We have to keep in mind that the boys are married as children as well, so not consulted either. Talking about these issues with boys is important. However, boys in rural setting get more education than girls as they are still more valued by their families than girls.

 

8. Tell us about the Veerni Institute’s plans for the future. What campaigns, programmes, or projects do you have coming up in the next 5 years?

The main challenge for Veerni today and in the future is how to respond to the demand that the project has created. As mentioned, we refused 252 girls this year and there are hundreds more “out there”. Two weeks ago, 40 families descended on us unannounced asking why we were not accepting their daughters into the institute.

Veerni has to find a way to respond to the demands and scale up the project by replicating it and establishing more boarding facilities such as the institute.  The awareness of education exists now among lower castes as they see that it is a way out of poverty and that their daughter’s lives can change for the better. The mothers are key to this development as they want a better future for their daughters. This coming generation will not accept the grinding poverty that their parents experience. With education, all these communities will benefit.

 

9. How can The Pixel Project’s supporters, fans, and followers support the Veerni Institute’s work and efforts to end sex/human trafficking in general?

As mentioned, Veerni needs to expand its programme to accommodate the demand that it has created.
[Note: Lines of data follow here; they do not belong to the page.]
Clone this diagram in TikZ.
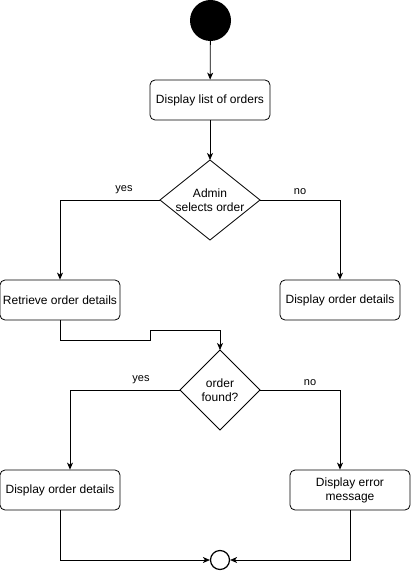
\documentclass[tikz,border=0pt]{standalone}
\usepackage{fontspec}
\setmainfont{Liberation Sans}
\usetikzlibrary{arrows.meta}
\begin{document}
\begin{tikzpicture}[x=1pt,y=-1pt,
  every node/.style={font=\fontsize{12}{14}\selectfont},
  act/.style={draw, rounded corners=5pt, minimum width=120pt, minimum height=40pt, inner sep=0pt, align=center, line width=0.8pt},
  txt/.style={align=center, inner sep=0pt},
  flow/.style={line width=0.8pt, -{Stealth[length=7pt,width=6pt,inset=2pt]}},
  lbl/.style={font=\fontsize{11}{13}\selectfont}]
\useasboundingbox (0,0) rectangle (412,572);
% start and end
\node[circle, fill=black, minimum size=41pt, inner sep=0pt] (start) at (210.5,20.5) {};
\node[circle, draw, line width=1.2pt, minimum size=19pt, inner sep=0pt] (end) at (220,560) {};
% activities
\node[act] (list) at (210,100) {Display list of orders};
\node[act] (retrieve) at (60,300) {Retrieve order details};
\node[act] (show1) at (340,300) {Display order details};
\node[act] (show2) at (60,490) {Display order details};
\node[act] (err) at (350,490) {Display error\\message};
% decisions
\draw[line width=0.8pt] (210,160) coordinate (d1t) -- (260,200) coordinate (d1r) -- (210,240) -- (160,200) coordinate (d1l) -- cycle;
\node[txt] (sel) at (210,200) {Admin\\selects order};
\draw[line width=0.8pt] (220,350) coordinate (d2t) -- (260,390) coordinate (d2r) -- (220,430) -- (180,390) coordinate (d2l) -- cycle;
\node[txt] (found) at (220,390) {order\\found?};
% connectors
\draw[flow] (start) -- (list);
\draw[flow] (list) -- (d1t);
\draw[flow] (d1l) -| (retrieve.north);
\draw[flow] (d1r) -| (show1.north);
\draw[flow] (retrieve.south) -- (60,340) -- (150,340) -- (150,330) -- (220,330) -- (d2t);
\draw[flow] (d2l) -| ([xshift=10pt]show2.north);
\draw[flow] (d2r) -| ([xshift=-10pt]err.north);
\draw[flow] (show2.south) |- (end.west);
\draw[flow] (err.south) |- (end.east);
% branch labels
\node[lbl] (y1) at (124,190) {yes};
\node[lbl] (n1) at (300,192) {no};
\node[lbl] (y2) at (141,380) {yes};
\node[lbl] (n2) at (310,383) {no};
\end{tikzpicture}
\end{document}
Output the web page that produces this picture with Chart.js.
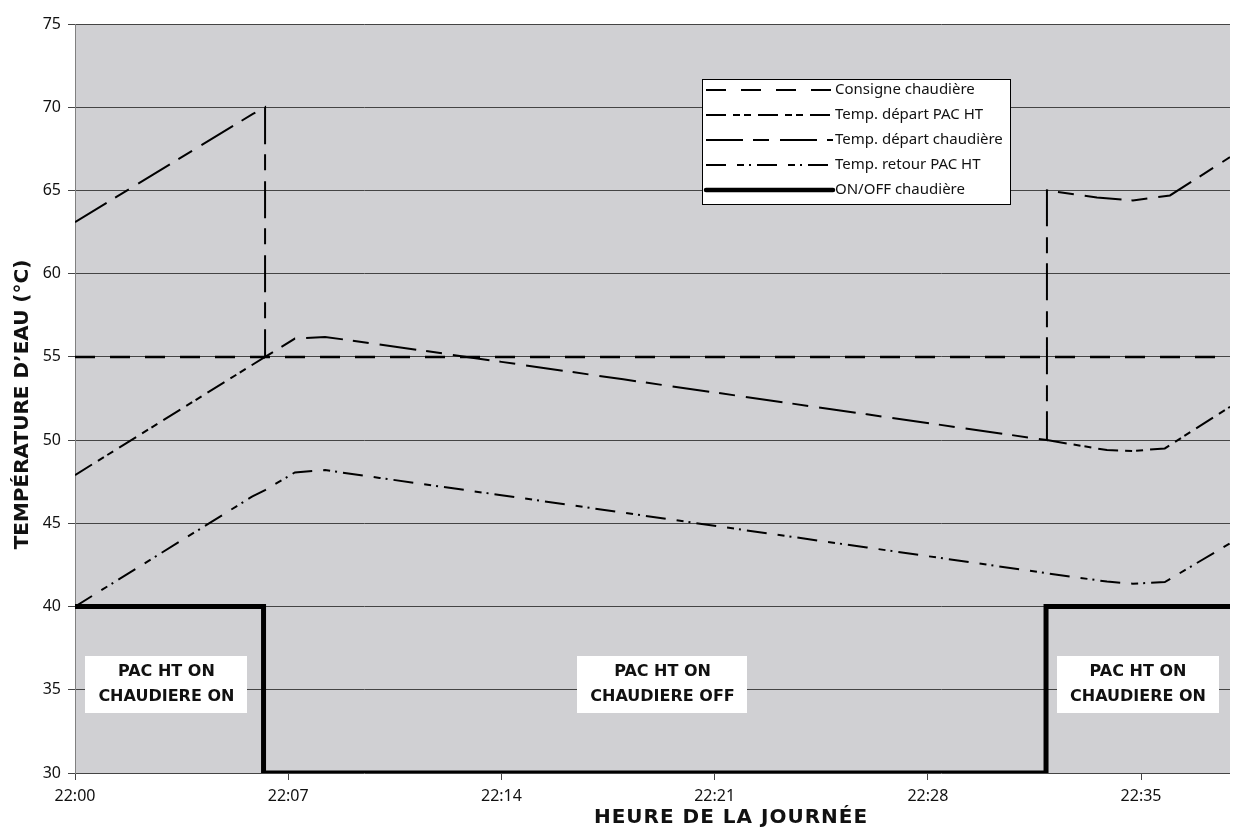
<!DOCTYPE html>
<html>
<head>
<meta charset="utf-8">
<script src="https://cdn.jsdelivr.net/npm/chart.js@4.4.1/dist/chart.umd.min.js"></script>
<style>
  html, body { margin: 0; padding: 0; background: #ffffff; }
  canvas { display: block; }
</style>
</head>
<body>
<canvas id="chart" width="1241" height="828"></canvas>
<script>
// Time is expressed in minutes after 22:00
const tickMinutes = [0, 7, 14, 21, 28, 35];
const tickLabels = ['22:00', '22:07', '22:14', '22:21', '22:28', '22:35'];
const timeEnd = 37.92;

// Boiler set point
const consigneTime = [0, 37.92];
const consigneTemp = [55, 55];

// Heat pump (PAC HT) flow temperature; while the boiler is off it runs
// under the boiler flow line, so only the visible parts are listed
const pacDepartTime = [0, 6.24, 19, 31.91, 33.88, 34.73, 35.78, 37.92];
const pacDepartTemp = [47.9, 55.0, null, 50.0, 49.4, 49.35, 49.5, 52.0];

// Boiler flow temperature
const chaudDepartTime = [0, 5.84, 6.24, 6.24, 7.22, 8.21, 10, 14, 18, 22, 26, 31.91, 31.91, 33.55, 34.73, 35.95, 37.92];
const chaudDepartTemp = [63.1, 69.6, 70.0, 55.0, 56.1, 56.2, 55.75, 54.7, 53.65, 52.6, 51.55, 50.0, 65.0, 64.57, 64.4, 64.7, 67.0];

// Heat pump return temperature
const retourTime = [0, 5.81, 6.24, 7.22, 8.21, 10, 14, 18, 22, 26, 31.91, 33.88, 34.73, 35.78, 37.92];
const retourTemp = [40.0, 46.6, 47.0, 48.06, 48.2, 47.73, 46.69, 45.64, 44.59, 43.55, 42.0, 41.5, 41.37, 41.47, 43.8];

// Boiler on/off state (40 = ON, 30 = OFF)
const onOffTime = [0, 6.19, 6.19, 31.88, 31.88, 37.92];
const onOffLevel = [40, 40, 30, 30, 40, 40];

const seriesNames = ['Consigne chaudière', 'Temp. départ PAC HT', 'Temp. départ chaudière', 'Temp. retour PAC HT', 'ON/OFF chaudière'];

// Operating phase captions
const phaseLines = [
  ['PAC HT ON', 'CHAUDIERE ON'],
  ['PAC HT ON', 'CHAUDIERE OFF'],
  ['PAC HT ON', 'CHAUDIERE ON']
];
const phaseCenter = [3.0, 19.29, 34.9];
const phaseLevel = 35.3;

const xTitle = 'HEURE DE LA JOURNÉE';
const yTitle = 'TEMPÉRATURE D’EAU (°C)';

const toPoints = (xs, ys) => xs.map((x, i) => ({ x: x, y: ys[i] }));

const TEXT = '#111111';
const GRID = '#444444';
const BOLD = '"DejaVu Sans"';

// Grey plotting area
const plotBackground = {
  id: 'plotBackground',
  beforeDraw(chart) {
    const { ctx, chartArea: a } = chart;
    ctx.save();
    ctx.fillStyle = '#d0d0d3';
    ctx.fillRect(a.left, a.top, a.right - a.left, a.bottom - a.top);
    ctx.restore();
  }
};

// White caption boxes for each operating phase
const phaseBoxes = {
  id: 'phaseBoxes',
  afterDatasetsDraw(chart) {
    const { ctx, scales } = chart;
    ctx.save();
    ctx.font = 'bold 16px ' + BOLD;
    ctx.textAlign = 'center';
    ctx.textBaseline = 'middle';
    phaseLines.forEach((lines, i) => {
      const cx = scales.x.getPixelForValue(phaseCenter[i]);
      const cy = scales.y.getPixelForValue(phaseLevel);
      const w = Math.max(...lines.map(t => ctx.measureText(t).width)) + 26;
      const h = 57;
      ctx.fillStyle = '#ffffff';
      ctx.fillRect(Math.round(cx - w / 2), Math.round(cy - h / 2), Math.round(w), h);
      ctx.fillStyle = TEXT;
      ctx.fillText(lines[0], cx, cy - 13);
      ctx.fillText(lines[1], cx, cy + 12);
    });
    ctx.restore();
  }
};

// Boxed legend inside the plotting area
const boxedLegend = {
  id: 'boxedLegend',
  afterDatasetsDraw(chart) {
    const { ctx, chartArea: a } = chart;
    const x0 = a.left + 627, y0 = a.top + 55, w = 309, h = 126;
    ctx.save();
    ctx.fillStyle = '#ffffff';
    ctx.fillRect(x0, y0, w, h);
    ctx.strokeStyle = '#000000';
    ctx.lineWidth = 1;
    ctx.strokeRect(x0 + 0.5, y0 + 0.5, w - 1, h - 1);
    chart.data.datasets.forEach((ds, i) => {
      const y = y0 + 11 + i * 25;
      ctx.strokeStyle = '#000000';
      ctx.lineWidth = ds.legendWidth;
      ctx.lineCap = ds.borderCapStyle || 'butt';
      ctx.setLineDash(ds.borderDash || []);
      ctx.beginPath();
      ctx.moveTo(x0 + 4, y);
      ctx.lineTo(x0 + 131, y);
      ctx.stroke();
      ctx.setLineDash([]);
      ctx.fillStyle = TEXT;
      ctx.font = '15px "Noto Sans"';
      ctx.textAlign = 'left';
      ctx.textBaseline = 'middle';
      ctx.fillText(ds.label, x0 + 133, y);
    });
    ctx.restore();
  }
};

// Axis titles
const axisTitles = {
  id: 'axisTitles',
  afterDraw(chart) {
    const { ctx, chartArea: a } = chart;
    ctx.save();
    ctx.fillStyle = TEXT;
    ctx.textAlign = 'center';
    ctx.textBaseline = 'middle';
    ctx.font = 'bold 20px ' + BOLD;
    if ('letterSpacing' in ctx) ctx.letterSpacing = '1px';
    ctx.fillText(xTitle, a.left + (a.right - a.left) * 0.568, chart.height - 10);
    if ('letterSpacing' in ctx) ctx.letterSpacing = '0px';
    ctx.translate(23, (a.top + a.bottom) / 2 + 6);
    ctx.rotate(-Math.PI / 2);
    ctx.fillText(yTitle, 0, 0);
    ctx.restore();
  }
};

const lineStyle = (label, pts, dash, width, legendWidth, extra) => Object.assign({
  label: label,
  data: pts,
  showLine: true,
  spanGaps: false,
  borderColor: '#000000',
  backgroundColor: '#000000',
  borderWidth: width,
  legendWidth: legendWidth,
  borderDash: dash,
  pointRadius: 0,
  pointHoverRadius: 0,
  tension: 0,
  fill: false
}, extra || {});

new Chart(document.getElementById('chart'), {
  type: 'scatter',
  data: {
    datasets: [
      lineStyle(seriesNames[0], toPoints(consigneTime, consigneTemp), [20, 15], 2.5, 2),
      lineStyle(seriesNames[1], toPoints(pacDepartTime, pacDepartTemp), [20, 7, 7, 4, 7, 7], 2, 2),
      lineStyle(seriesNames[2], toPoints(chaudDepartTime, chaudDepartTemp), [37, 10, 16, 11], 2, 2),
      lineStyle(seriesNames[3], toPoints(retourTime, retourTemp), [20, 11, 7, 5, 2, 6], 2, 2),
      lineStyle(seriesNames[4], toPoints(onOffTime, onOffLevel), [], 5, 4.5, { borderCapStyle: 'round', borderJoinStyle: 'miter' })
    ]
  },
  options: {
    responsive: false,
    animation: false,
    devicePixelRatio: 1,
    layout: { padding: { top: 24, right: 11, bottom: 0, left: 0 } },
    plugins: {
      legend: { display: false },
      tooltip: { enabled: false }
    },
    scales: {
      x: {
        type: 'linear',
        min: 0,
        max: timeEnd,
        afterBuildTicks: (scale) => { scale.ticks = tickMinutes.map(v => ({ value: v })); },
        afterFit: (scale) => { scale.height = 55; },
        ticks: {
          autoSkip: false,
          maxRotation: 0,
          padding: 7,
          color: TEXT,
          font: { family: 'Noto Sans', size: 16 },
          callback: (v) => tickLabels[tickMinutes.indexOf(v)]
        },
        grid: { drawOnChartArea: false, drawTicks: true, tickLength: 7, color: GRID },
        border: { display: false }
      },
      y: {
        min: 30,
        max: 75,
        afterFit: (scale) => { scale.width = 75; },
        ticks: {
          stepSize: 5,
          padding: 7,
          color: TEXT,
          font: { family: 'Noto Sans', size: 16 }
        },
        grid: { color: GRID, tickLength: 7, drawTicks: true },
        border: { display: true, color: '#808080', width: 1 }
      }
    }
  },
  plugins: [plotBackground, phaseBoxes, boxedLegend, axisTitles]
});
</script>
</body>
</html>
Veerni needs financial support and creating awareness of its mission and success in changing the lives of adolescent girls and child brides. Adolescent girls in India and many other countries are no longer invisible and a force to be acknowledged. In the West we need to care more about them and give them the same opportunities that all girls in our societies take for granted.  We need many champions for these wonderful young girls!

 

10. In your considered opinion, how can we end violence against women for good?

Gender-based violence is one of the dark spots in humanity in general. But the prevalence of violence against women is all the more widespread in countries such as India where women have little hope and help to escape from it. It is near-impossible for a young woman married into a village far from her family to defend herself against violence and to access the police /9who, in many cases, would not even take her deposition if she was able to do so), or to access any organisations that could help her.

That is why education is key.  If a woman is educated and marries an educated man, her chances of avoiding a life of servitude and violence will be all the greater. We must all work together to make the changes that will ensure that adolescent girls in the developing world have the same rights, the same access to education, to health and to making their life choices than women in the West have. Only then will they have the capacity to fight gender-based violence.